In my last post I answered the question of whether or not an FFL is required if one is only manufacturing and selling AR-15 uppers.
Almost immediately I was asked a follow-up question about whether or not a person who is only manufacturing uppers (and therefore not subject to the requirement of holding an FFL) would still need to register with ITAR.
For those of you unfamiliar with ITAR, I have a detailed article on the registration requirements of ITAR for those holding a manufacturing FFL. However, here we are talking about manufacturing uppers without holding an FFL of any kind.
To evaluate this unique question, we start with the regulation which governs the registration requirements or the International Traffic in Arms Regulations (ITAR) which were promulgated to implement the provisions of the Arms Export Control Act of 1976 (AECA). The relevant section (emphasis added) is as follows:
Any person who engages in the United States in the business of either manufacturing or exporting defense articles or furnishing defense services is required to register with the Directorate of Defense Trade Controls. For the purpose of this subchapter, engaging in the business of manufacturing or exporting defense articles or furnishing defense services requires only one occasion of manufacturing or exporting a defense article or furnishing a defense service. Manufacturers who do not engage in exporting must nevertheless register.
As for what constitutes ‘defense articles’, 22 USC 121 contains a complete listing under what is known as The United States Munitions List (USML). The relevant section is contained in Category I of the list in subsections g and h (with reference to subsection a):
(a) Nonautomatic and semi-automatic firearms to caliber .50 inclusive (12.7 mm).

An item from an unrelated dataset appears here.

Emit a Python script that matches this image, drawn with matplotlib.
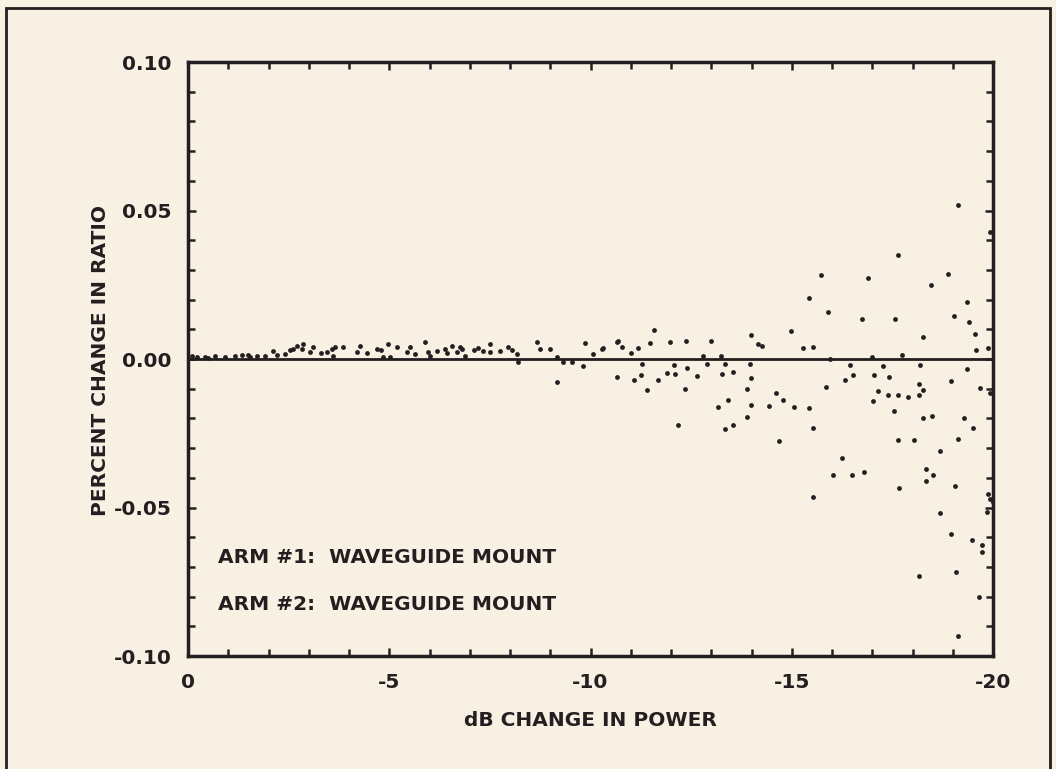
import matplotlib
matplotlib.use("Agg")
import matplotlib.pyplot as plt
from matplotlib.ticker import MultipleLocator, FuncFormatter
from matplotlib.patches import Rectangle

# dB change in power (x) and percent change in ratio (y)
db_change = [
    -0.10, -0.22, -0.42, -0.50, -0.67, -0.92, -1.17, -1.34, -1.50, -1.54, -1.71, -1.91,
    -2.11, -2.20, -2.41, -2.53, -2.61, -2.70, -2.83, -2.86, -3.03, -3.10, -3.30, -3.45,
    -3.58, -3.60, -3.65, -3.85, -4.20, -4.27, -4.45, -4.70, -4.80, -4.84, -4.97, -5.02,
    -5.20, -5.44, -5.52, -5.64, -5.89, -5.96, -6.01, -6.19, -6.39, -6.43, -6.55, -6.68,
    -6.76, -6.81, -6.88, -7.10, -7.20, -7.33, -7.50, -7.50, -7.75, -7.95, -8.05, -8.17,
    -8.20, -8.67, -8.75, -8.99, -9.17, -9.17, -9.32, -9.54, -9.81, -9.86, -10.06, -10.29,
    -10.31, -10.66, -10.66, -10.68, -10.78, -11.01, -11.08, -11.18, -11.25, -11.28, -11.40,
    -11.48, -11.58, -11.68, -11.90, -11.98, -12.07, -12.10, -12.17, -12.35, -12.37, -12.40,
    -12.65, -12.80, -12.89, -12.99, -13.17, -13.24, -13.27, -13.34, -13.34, -13.42, -13.54,
    -13.54, -13.89, -13.89, -13.96, -13.99, -13.99, -13.99, -14.16, -14.26, -14.43, -14.61,
    -14.68, -14.78, -14.98, -15.06, -15.28, -15.43, -15.43, -15.53, -15.53, -15.53, -15.73,
    -15.85, -15.90, -15.95, -16.02, -16.25, -16.32, -16.45, -16.50, -16.52, -16.75, -16.80,
    -16.89, -16.99, -17.02, -17.04, -17.14, -17.27, -17.39, -17.42, -17.54, -17.57, -17.64,
    -17.64, -17.64, -17.66, -17.74, -17.89, -18.04, -18.16, -18.16, -18.16, -18.19, -18.26,
    -18.26, -18.26, -18.34, -18.34, -18.46, -18.48, -18.51, -18.68, -18.68, -18.88, -18.96,
    -18.96, -19.03, -19.06, -19.08, -19.13, -19.13, -19.13, -19.28, -19.35, -19.35, -19.40,
    -19.48, -19.50, -19.55, -19.58, -19.65, -19.68, -19.73, -19.73, -19.85, -19.88, -19.88,
    -19.93, -19.93, -19.93, -20.00,
]
pct_change = [
    0.0010, 0.0007, 0.0007, 0.0005, 0.0010, 0.0007, 0.0010, 0.0014, 0.0015, 0.0007, 0.0010, 0.0010,
    0.0027, 0.0015, 0.0017, 0.0030, 0.0034, 0.0045, 0.0034, 0.0051, 0.0024, 0.0040, 0.0020, 0.0024,
    0.0034, 0.0010, 0.0041, 0.0040, 0.0024, 0.0044, 0.0020, 0.0034, 0.0030, 0.0007, 0.0051, 0.0007,
    0.0040, 0.0024, 0.0041, 0.0017, 0.0057, 0.0024, 0.0010, 0.0027, 0.0034, 0.0020, 0.0045, 0.0024,
    0.0041, 0.0034, 0.0010, 0.0030, 0.0038, 0.0027, 0.0051, 0.0024, 0.0027, 0.0041, 0.0030, 0.0017,
    -0.0010, 0.0057, 0.0034, 0.0034, 0.0007, -0.0078, -0.0010, -0.0010, -0.0024, 0.0054, 0.0017, 0.0034,
    0.0037, 0.0057, -0.0061, 0.0061, 0.0041, 0.0020, -0.0071, 0.0037, -0.0054, -0.0017, -0.0105,
    0.0054, 0.0098, -0.0071, -0.0047, 0.0057, -0.0020, -0.0051, -0.0223, -0.0101, 0.0061, -0.0030,
    -0.0057, 0.0010, -0.0017, 0.0061, -0.0162, 0.0010, -0.0051, -0.0017, -0.0236, -0.0139, -0.0044,
    -0.0223, -0.0101, -0.0196, -0.0017, 0.0081, -0.0064, -0.0155, 0.0051, 0.0044, -0.0159, -0.0115,
    -0.0277, -0.0139, 0.0095, -0.0162, 0.0037, 0.0206, -0.0166, 0.0041, -0.0233, -0.0463, 0.0284,
    -0.0095, 0.0159, 0.0000, -0.0389, -0.0334, -0.0071, -0.0020, -0.0389, -0.0054, 0.0135, -0.0382,
    0.0274, 0.0007, -0.0142, -0.0054, -0.0108, -0.0024, -0.0122, -0.0061, -0.0176, 0.0135, 0.0351,
    -0.0122, -0.0274, -0.0436, 0.0014, -0.0128, -0.0274, -0.0084, -0.0122, -0.0730, -0.0020, 0.0074,
    -0.0105, -0.0199, -0.0372, -0.0412, 0.0250, -0.0193, -0.0389, -0.0311, -0.0517, 0.0287, -0.0074,
    -0.0588, 0.0145, -0.0429, -0.0716, 0.0520, -0.0270, -0.0932, -0.0199, 0.0193, -0.0034, 0.0125,
    -0.0611, -0.0233, 0.0084, 0.0030, -0.0801, -0.0098, -0.0625, -0.0649, -0.0514, 0.0037, -0.0456,
    0.0429, -0.0115, -0.0473, -0.0483,
]

x_ticks = [0, -5, -10, -15, -20]
y_ticks = [-0.10, -0.05, 0.00, 0.05, 0.10]
annotations = ["ARM #1:  WAVEGUIDE MOUNT", "ARM #2:  WAVEGUIDE MOUNT"]
x_label = "dB CHANGE IN POWER"
y_label = "PERCENT CHANGE IN RATIO"

bg = "#f8f0e3"
ink = "#231f20"
plt.rcParams['font.family'] = ['DejaVu Sans']
FS = 14.5

fig = plt.figure(figsize=(10.56, 7.69), dpi=100, facecolor=bg)
ax = fig.add_axes([188/1056, 1 - 656/769, (993-188)/1056, (656-62)/769])
ax.set_facecolor(bg)

fig.patches.append(Rectangle((6/1056, -0.02), (1050-6)/1056, 1 - 8/769 + 0.02,
                             transform=fig.transFigure, fill=False,
                             edgecolor=ink, linewidth=2.0, zorder=0))

ax.axhline(0, color=ink, linewidth=2.0, zorder=2)
ax.scatter(db_change, pct_change, s=12, color=ink, linewidths=0, zorder=3)

ax.set_xlim(0, -20)
ax.set_ylim(-0.10, 0.10)
ax.set_xticks(x_ticks)
ax.set_yticks(y_ticks)
ax.xaxis.set_minor_locator(MultipleLocator(1))
ax.yaxis.set_minor_locator(MultipleLocator(0.01))
ax.xaxis.set_major_formatter(FuncFormatter(lambda v, p: f"{v:g}" if v != 0 else "0"))
ax.yaxis.set_major_formatter(FuncFormatter(lambda v, p: f"{v:.2f}" if abs(v) > 1e-9 else "0.00"))
ax.tick_params(which='both', direction='in', top=True, right=True, color=ink,
               width=1.8, labelsize=FS, labelcolor=ink)
ax.tick_params(which='major', length=6, pad=12)
ax.tick_params(which='minor', length=5)
for lab in ax.get_xticklabels() + ax.get_yticklabels():
    lab.set_fontweight('bold')
for sp in ax.spines.values():
    sp.set_linewidth(2.5)
    sp.set_color(ink)

ax.text(-0.75, -0.0668, annotations[0], fontsize=FS, fontweight='bold', color=ink,
        ha='left', va='center')
ax.text(-0.75, -0.0826, annotations[1], fontsize=FS, fontweight='bold', color=ink,
        ha='left', va='center')

fig.text(590/1056, 1 - 720/769, x_label, fontsize=FS, fontweight='bold', color=ink,
         ha='center', va='center')
fig.text(101/1056, 1 - 360/769, y_label, fontsize=FS, fontweight='bold', color=ink,
         ha='center', va='center', rotation=90)

fig.savefig("out.png", dpi=100, facecolor=bg)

(g) Barrels, cylinders, receivers (frames) or complete breech mechanisms for the articles in paragraphs (a) through (d) of this category.
(h) Components, parts, accessories and attachments for the articles in paragraphs (a) through (g) of this category.
The short answer is that, despite not requiring an FFL, those seeking to manufacture uppers for the AR-15 platform are required to register for ITAR and pay the registration fee.
So … how bad is this fee? It’s pretty bad. If you are not engaged in exporting then you would be considered a ‘Tier 1’ registrant. Therefore you would only have to pay the lowest possible fee.
A set fee of $2,250 per year is required for new registrants or registrants for whom the Directorate of Defense Trade Controls has not reviewed, adjudicated or issued a response to any applications during a 12-month period ending 90 days prior to expiration of the current registration.
I understand that this registration requirement imposes a significant barrier to entry into the firearms industry. However, until we see federal action on the issue I will continue to educate my clients on the ITAR requirements.
Disclaimer: This information is presented for educational purposes only and does not give rise to an attorney-client relationship. Additionally, I am licensed to practice law in the Commonwealth of Virginia and this answer may not be appropriate for other states.